Dataset of English Tweets related to COVID-19 vaccines deverna2021covaxxy and longitudinal dataset of accounts promoting anti-vaccine hashtags sampled from Twitter discussions muric2021covid have been curated recently by the research community. Lastly, another line of work investigates effects of platform actions on vaccine misinformation. sharevski2021misinformation examined Twitter’s soft moderation efforts against misinformation i.e., warning labels and covers on Tweets with unreliable information, and found that warning covers work but not labels in reducing perceived accuracy of the content, through a randomized survey participant study. kim2020effects looked at YouTube’s information interventions on likely misinformation videos, and observed reduced traffic or viewership on affected videos.

7 Discussion and Conclusion

This work examined coordinated campaigns, and other anti-vaccine misinformation and conspiracy communities on Twitter in the context of COVID-19 vaccines discussions. Coordinated efforts might be present to promote a “Great Reset" conspiracy narrative, and the involved accounts have strong anti-vaccine and anti-social messaging (such as no lockdowns, no masks). Furthermore, we investigated other misinformation/conspiracy communities from the diffusion network structure. The presence anti-vaccine and far-right misinformation/conspiracy communities and their influence on right-leaning accounts can further distance right-leaning accounts (that lie in the retweet clusters of prominent Republican accounts such as Mike Pence) from mainstream and informational health news and science. We find that current vaccine uptake in different states is negative correlated with the rate of misinformation, and is lower in right-leaning states and some swing states.

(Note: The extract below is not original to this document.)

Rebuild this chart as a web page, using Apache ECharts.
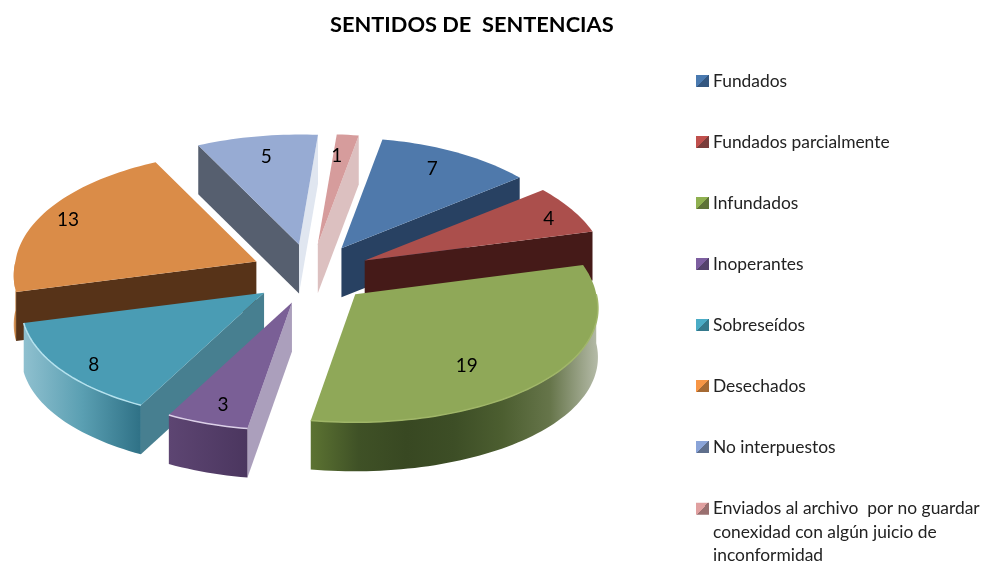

Beyond misinformation and conspiracies, vaccine hesitancy can also be impacted by other narrative distortions. For instance, the correlation between CDC VAERS reports and Twitter discussions of side-effects are not always aligned (rarer side-effects are discussed more frequently in misinformation, as well as all tweets). The novelty of rarer effects, and malicious motives to promote vaccine hesitancy in misinformation tweets, can explain the observations.


Fig. 11 contains the account statistics distribution (box plots) for Followings, Followers, Total Tweets. It shows the distribution of account features in each prominent misinformation/conspiracy and information community.

Figure 11: Account statistics for communities (a) Followings, (b) Followers (c) Total tweets in account lifetime.